BEGIN Records provided

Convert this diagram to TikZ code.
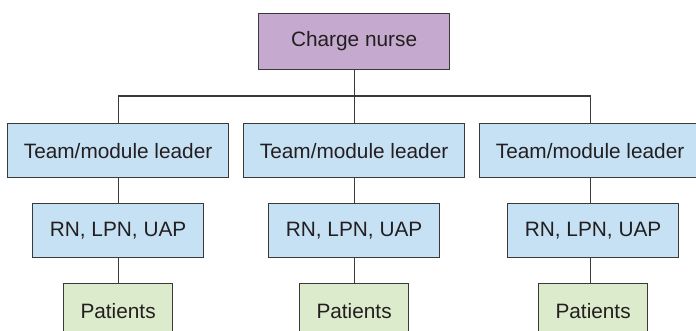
\documentclass[tikz,border=0pt]{standalone}
\usepackage{fontspec}
\setmainfont{Liberation Sans}
\definecolor{purplebox}{HTML}{C5A9CE}
\definecolor{bluebox}{HTML}{C6E0F4}
\definecolor{greenbox}{HTML}{DCEBCC}
\definecolor{edgecol}{HTML}{3A3A3A}
\definecolor{txtcol}{HTML}{231F20}
\begin{document}
\begin{tikzpicture}[x=1pt,y=-1pt,
  box/.style={draw=edgecol,line width=1.2pt,inner sep=0pt,text=txtcol,
    font=\fontsize{20.8}{24}\selectfont,anchor=north west},
  chargebox/.style={box,fill=purplebox,minimum width=191pt,minimum height=56pt},
  teambox/.style={box,fill=bluebox,minimum width=221pt,minimum height=54pt},
  staffbox/.style={box,fill=bluebox,minimum width=171pt,minimum height=54pt},
  patbox/.style={box,fill=greenbox,minimum width=109pt,minimum height=54pt},
  link/.style={draw=edgecol,line width=1.2pt}]
\useasboundingbox (0,0) rectangle (696,331);
\clip (0,0) rectangle (696,331);
\fill[white] (0,0) rectangle (696,331);
% nodes
\node[chargebox] (cn) at (258,13) {Charge nurse};
\node[teambox] (t1) at (7,123) {Team/module leader};
\node[teambox] (t2) at (243,123) {Team/module leader};
\node[teambox] (t3) at (479,123) {Team/module leader};
\node[staffbox] (s1) at (32,203) {RN, LPN, UAP};
\node[staffbox] (s2) at (268,203) {RN, LPN, UAP};
\node[staffbox] (s3) at (507,203) {RN, LPN, UAP};
\node[patbox] (p1) at (63,283) {Patients};
\node[patbox] (p2) at (299,283) {Patients};
\node[patbox] (p3) at (538,283) {Patients};
% connectors
\coordinate (bar) at (0,96);
\draw[link] (cn.south) -- (t2.north);
\draw[link] (t1.north) |- (bar -| t2.north) -| (t3.north);
\draw[link] (t1.south) -- (s1.north -| t1.south);
\draw[link] (t2.south) -- (s2.north -| t2.south);
\draw[link] (t3.south) -- (s3.north -| t3.south);
\draw[link] (s1.south -| t1.south) -- (p1.north -| t1.south);
\draw[link] (s2.south -| t2.south) -- (p2.north -| t2.south);
\draw[link] (s3.south -| t3.south) -- (p3.north -| t3.south);
\end{tikzpicture}
\end{document}
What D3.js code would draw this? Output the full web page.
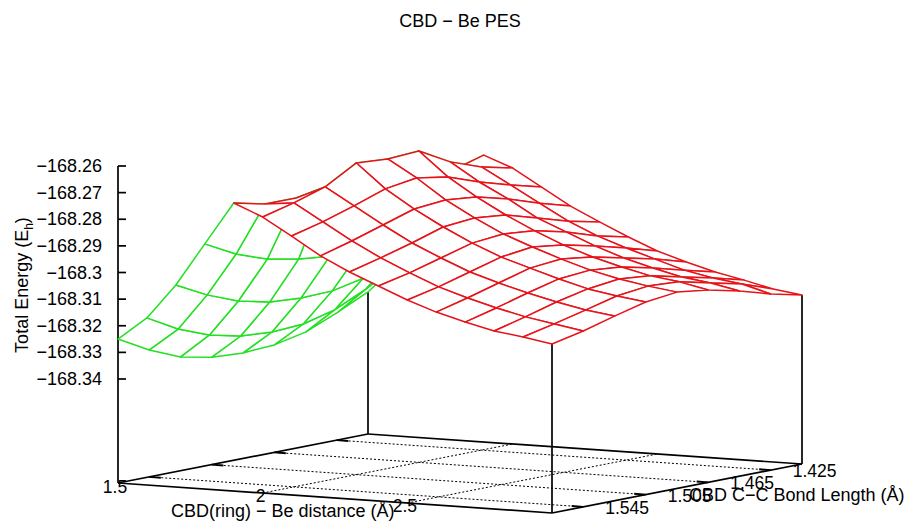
<!DOCTYPE html>
<html>
<head>
<meta charset="utf-8">
<script src="https://cdn.jsdelivr.net/npm/d3@7"></script>
<style>
  html, body { margin: 0; padding: 0; background: #fff; }
  text { font-family: "Liberation Sans", sans-serif; font-size: 18px; fill: #000; }
  .floor-label { font-size: 17.5px; }
</style>
</head>
<body>
<div id="container"></div>
<script>
// define constants
const WIDTH = 907;
const HEIGHT = 523;
const RED = "#e6141a";
const GREEN = "#22e022";

// CBD(ring) - Be distance, in angstrom
const distances = [1.5, 1.6, 1.7, 1.8, 1.9, 2.0, 2.1, 2.2, 2.3, 2.4, 2.5, 2.6, 2.7, 2.8, 2.9, 3.0];
// CBD C-C bond length, in angstrom
const bondLengths = [1.565, 1.545, 1.525, 1.505, 1.485, 1.465, 1.445, 1.425, 1.405];

// total energy per distance, one value per bond length
const energy150 = [-168.3250, -168.3314, -168.3363, -168.3387, -168.3394, -168.3387, -168.3362, -168.3313, -168.3257];
const energy160 = [-168.3163, -168.3228, -168.3273, -168.3300, -168.3308, -168.3301, -168.3271, -168.3216, -168.3148];
const energy170 = [-168.3032, -168.3092, -168.3138, -168.3165, -168.3173, -168.3169, -168.3144, -168.3092, -168.3028];
const energy180 = [-168.2870, -168.2931, -168.2973, -168.2996, -168.3008, -168.3008, -168.2986, -168.2934, -168.2870];
const energy190 = [-168.2709, -168.2736, -168.2736, -168.2714, -168.2707, -168.2707, -168.2724, -168.2747, -168.2713];
const energy200 = [-168.2754, -168.2724, -168.2687, -168.2620, -168.2628, -168.2621, -168.2685, -168.2727, -168.2754];
const energy210 = [-168.2818, -168.2788, -168.2751, -168.2710, -168.2692, -168.2711, -168.2753, -168.2787, -168.2818];
const energy220 = [-168.2885, -168.2852, -168.2815, -168.2778, -168.2767, -168.2779, -168.2809, -168.2848, -168.2882];
const energy230 = [-168.2938, -168.2908, -168.2875, -168.2838, -168.2827, -168.2839, -168.2873, -168.2908, -168.2934];
const energy240 = [-168.2983, -168.2957, -168.2924, -168.2891, -168.2880, -168.2891, -168.2918, -168.2956, -168.2983];
const energy250 = [-168.3028, -168.3002, -168.2969, -168.2936, -168.2921, -168.2937, -168.2963, -168.2994, -168.3028];
const energy260 = [-168.3066, -168.3036, -168.3003, -168.2970, -168.2959, -168.2974, -168.3001, -168.3028, -168.3062];
const energy270 = [-168.3096, -168.3066, -168.3033, -168.3003, -168.2993, -168.3004, -168.3031, -168.3062, -168.3092];
const energy280 = [-168.3122, -168.3092, -168.3059, -168.3033, -168.3019, -168.3030, -168.3057, -168.3084, -168.3115];
const energy290 = [-168.3137, -168.3111, -168.3082, -168.3052, -168.3038, -168.3045, -168.3072, -168.3099, -168.3141];
const energy300 = [-168.3156, -168.3130, -168.3097, -168.3067, -168.3053, -168.3068, -168.3095, -168.3129, -168.3156];

const energies = [energy150, energy160, energy170, energy180, energy190, energy200, energy210, energy220,
    energy230, energy240, energy250, energy260, energy270, energy280, energy290, energy300];

// tick labels
const energyTicks = [-168.26, -168.27, -168.28, -168.29, -168.3, -168.31, -168.32, -168.33, -168.34];
const distanceTicks = [1.5, 2, 2.5];
const bondTicks = [1.545, 1.505, 1.465, 1.425];

// fixed view, same idea as gnuplot's "set view": each axis adds a screen offset
const distanceX = d3.scaleLinear().domain([1.5, 3.0]).range([0, 434]);
const distanceY = d3.scaleLinear().domain([1.5, 3.0]).range([0, 30]);
const bondX = d3.scaleLinear().domain([1.565, 1.405]).range([0, 250]);
const bondY = d3.scaleLinear().domain([1.565, 1.405]).range([0, -49]);
const energyY = d3.scaleLinear().domain([-168.34, -168.26]).range([379, 166]);
const ORIGIN_X = 118;
const BASE_Y = 483;
const baseEnergy = energyY.invert(BASE_Y);

const project = (d, b, e) => [
    ORIGIN_X + distanceX(d) + bondX(b),
    energyY(e) + distanceY(d) + bondY(b)
];

const dMin = distances[0];
const dMax = distances[distances.length - 1];
const bFront = bondLengths[0];
const bBack = bondLengths[bondLengths.length - 1];

const minus = (v) => String(v).replace("-", "\u2212");

// create svg element
const canvas = d3.select("#container")
    .append("svg")
    .attr("width", WIDTH)
    .attr("height", HEIGHT)
    .style("display", "block");

const addLine = (p, q, width, dash) => canvas.append("line")
    .attr("x1", p[0]).attr("y1", p[1])
    .attr("x2", q[0]).attr("y2", q[1])
    .attr("stroke", "#000")
    .attr("stroke-width", width)
    .attr("stroke-dasharray", dash || null);

// dotted floor grid
bondTicks.forEach((b) => addLine(project(dMin, b, baseEnergy), project(dMax, b, baseEnergy), 1, "2,2"));
distanceTicks.slice(1).forEach((d) => addLine(project(d, bFront, baseEnergy), project(d, bBack, baseEnergy), 1, "2,2"));

// floor border
const cornerL = project(dMin, bFront, baseEnergy);
const cornerF = project(dMax, bFront, baseEnergy);
const cornerR = project(dMax, bBack, baseEnergy);
const cornerB = project(dMin, bBack, baseEnergy);
[[cornerL, cornerF], [cornerF, cornerR], [cornerR, cornerB], [cornerB, cornerL]]
    .forEach((edge) => addLine(edge[0], edge[1], 1.7));

// ticks on the floor edges, running along the distance axis
bondTicks.forEach((b) => {
    addLine(project(dMin, b, baseEnergy), project(dMin + 0.04, b, baseEnergy), 2);
    addLine(project(dMax, b, baseEnergy), project(dMax - 0.04, b, baseEnergy), 2);
});

// energy axis with its ticks
addLine(cornerL, project(dMin, bFront, energyTicks[0]), 1.7);
energyTicks.forEach((e) => {
    const p = project(dMin, bFront, e);
    addLine(p, [p[0] + 8, p[1]], 1.7);
});

// vertical posts up to the surface corners
addLine(cornerB, project(dMin, bBack, energies[0][bondLengths.length - 1]), 1.7);
addLine(cornerF, project(dMax, bFront, energies[distances.length - 1][0]), 1.7);
addLine(cornerR, project(dMax, bBack, energies[distances.length - 1][bondLengths.length - 1]), 1.7);

// surface: painted from the far corner forward, white fill hides what is behind
const cells = [];
distances.slice(0, -1).forEach((d, i) => {
    for (let j = bondLengths.length - 2; j >= 0; j--) {
        cells.push([
            project(d, bondLengths[j], energies[i][j]),
            project(distances[i + 1], bondLengths[j], energies[i + 1][j]),
            project(distances[i + 1], bondLengths[j + 1], energies[i + 1][j + 1]),
            project(d, bondLengths[j + 1], energies[i][j + 1])
        ]);
    }
});

canvas.append("g")
    .selectAll("path")
    .data(cells)
    .enter()
    .append("path")
    .attr("d", (c) => d3.line()(c) + "Z")
    .attr("fill", "#fff")
    // polygon winding on screen tells which side of the surface we look at
    .attr("stroke", (c) => d3.polygonArea(c) > 0 ? RED : GREEN)
    .attr("stroke-width", 1.5)
    .attr("stroke-linejoin", "round");

// energy tick labels
canvas.selectAll(".energy-label")
    .data(energyTicks)
    .enter()
    .append("text")
    .attr("class", "energy-label")
    .attr("x", 102)
    .attr("y", (e) => energyY(e) + 6)
    .attr("text-anchor", "end")
    .text(minus);

// distance tick labels
const distanceLabelShift = { 1.5: [-3, 10], 2: [-2, 9], 2.5: [-2.5, 9] };
canvas.selectAll(".distance-label")
    .data(distanceTicks)
    .enter()
    .append("text")
    .attr("class", "distance-label floor-label")
    .attr("x", (d) => project(d, bFront, baseEnergy)[0] + distanceLabelShift[d][0])
    .attr("y", (d) => project(d, bFront, baseEnergy)[1] + distanceLabelShift[d][1])
    .attr("text-anchor", "middle")
    .text((d) => d);

// bond length tick labels
canvas.selectAll(".bond-label")
    .data(bondTicks)
    .enter()
    .append("text")
    .attr("class", "bond-label floor-label")
    .attr("x", (b) => project(dMax, b, baseEnergy)[0] + 22)
    .attr("y", (b) => project(dMax, b, baseEnergy)[1] + 7)
    .attr("text-anchor", "start")
    .text((b) => b);

// titles
canvas.append("text")
    .attr("x", 460)
    .attr("y", 27)
    .attr("text-anchor", "middle")
    .text("CBD \u2212 Be PES");

canvas.append("text")
    .attr("x", 171)
    .attr("y", 517)
    .text("CBD(ring) \u2212 Be distance (\u00c5)");

canvas.append("text")
    .attr("x", 689)
    .attr("y", 501)
    .text("CBD C\u2212C Bond Length (\u00c5)");

// label y axis
const yLabel = canvas.append("text")
    .attr("text-anchor", "middle")
    .attr("transform", "translate(28, 285) rotate(-90)");
yLabel.append("tspan").text("Total Energy (E");
yLabel.append("tspan").attr("dy", 5).style("font-size", "12px").text("h");
yLabel.append("tspan").attr("dy", -5).text(")");
</script>
</body>
</html>
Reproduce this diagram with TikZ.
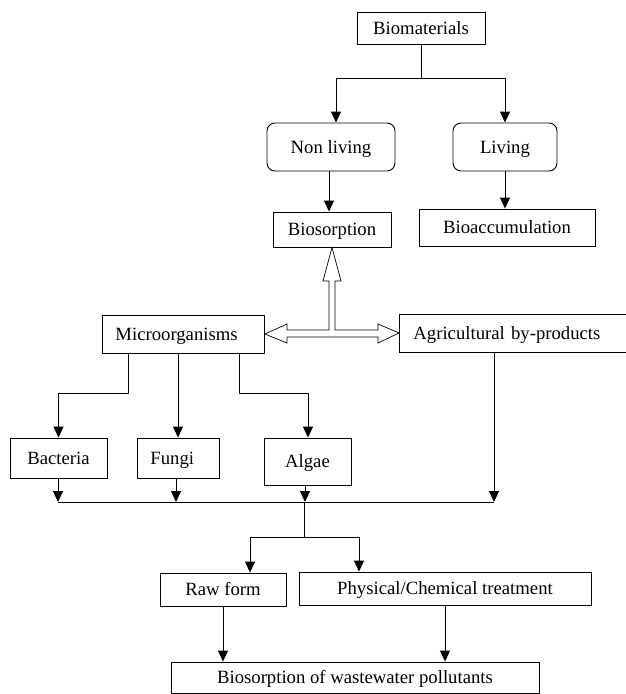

END Records provided

== What to produce ==
Locate the word "this" in the data above. Copy every line carrying it.

== Result ==
Convert this diagram to TikZ code.
What D3.js code would draw this? Output the full web page.
Reproduce this diagram with TikZ.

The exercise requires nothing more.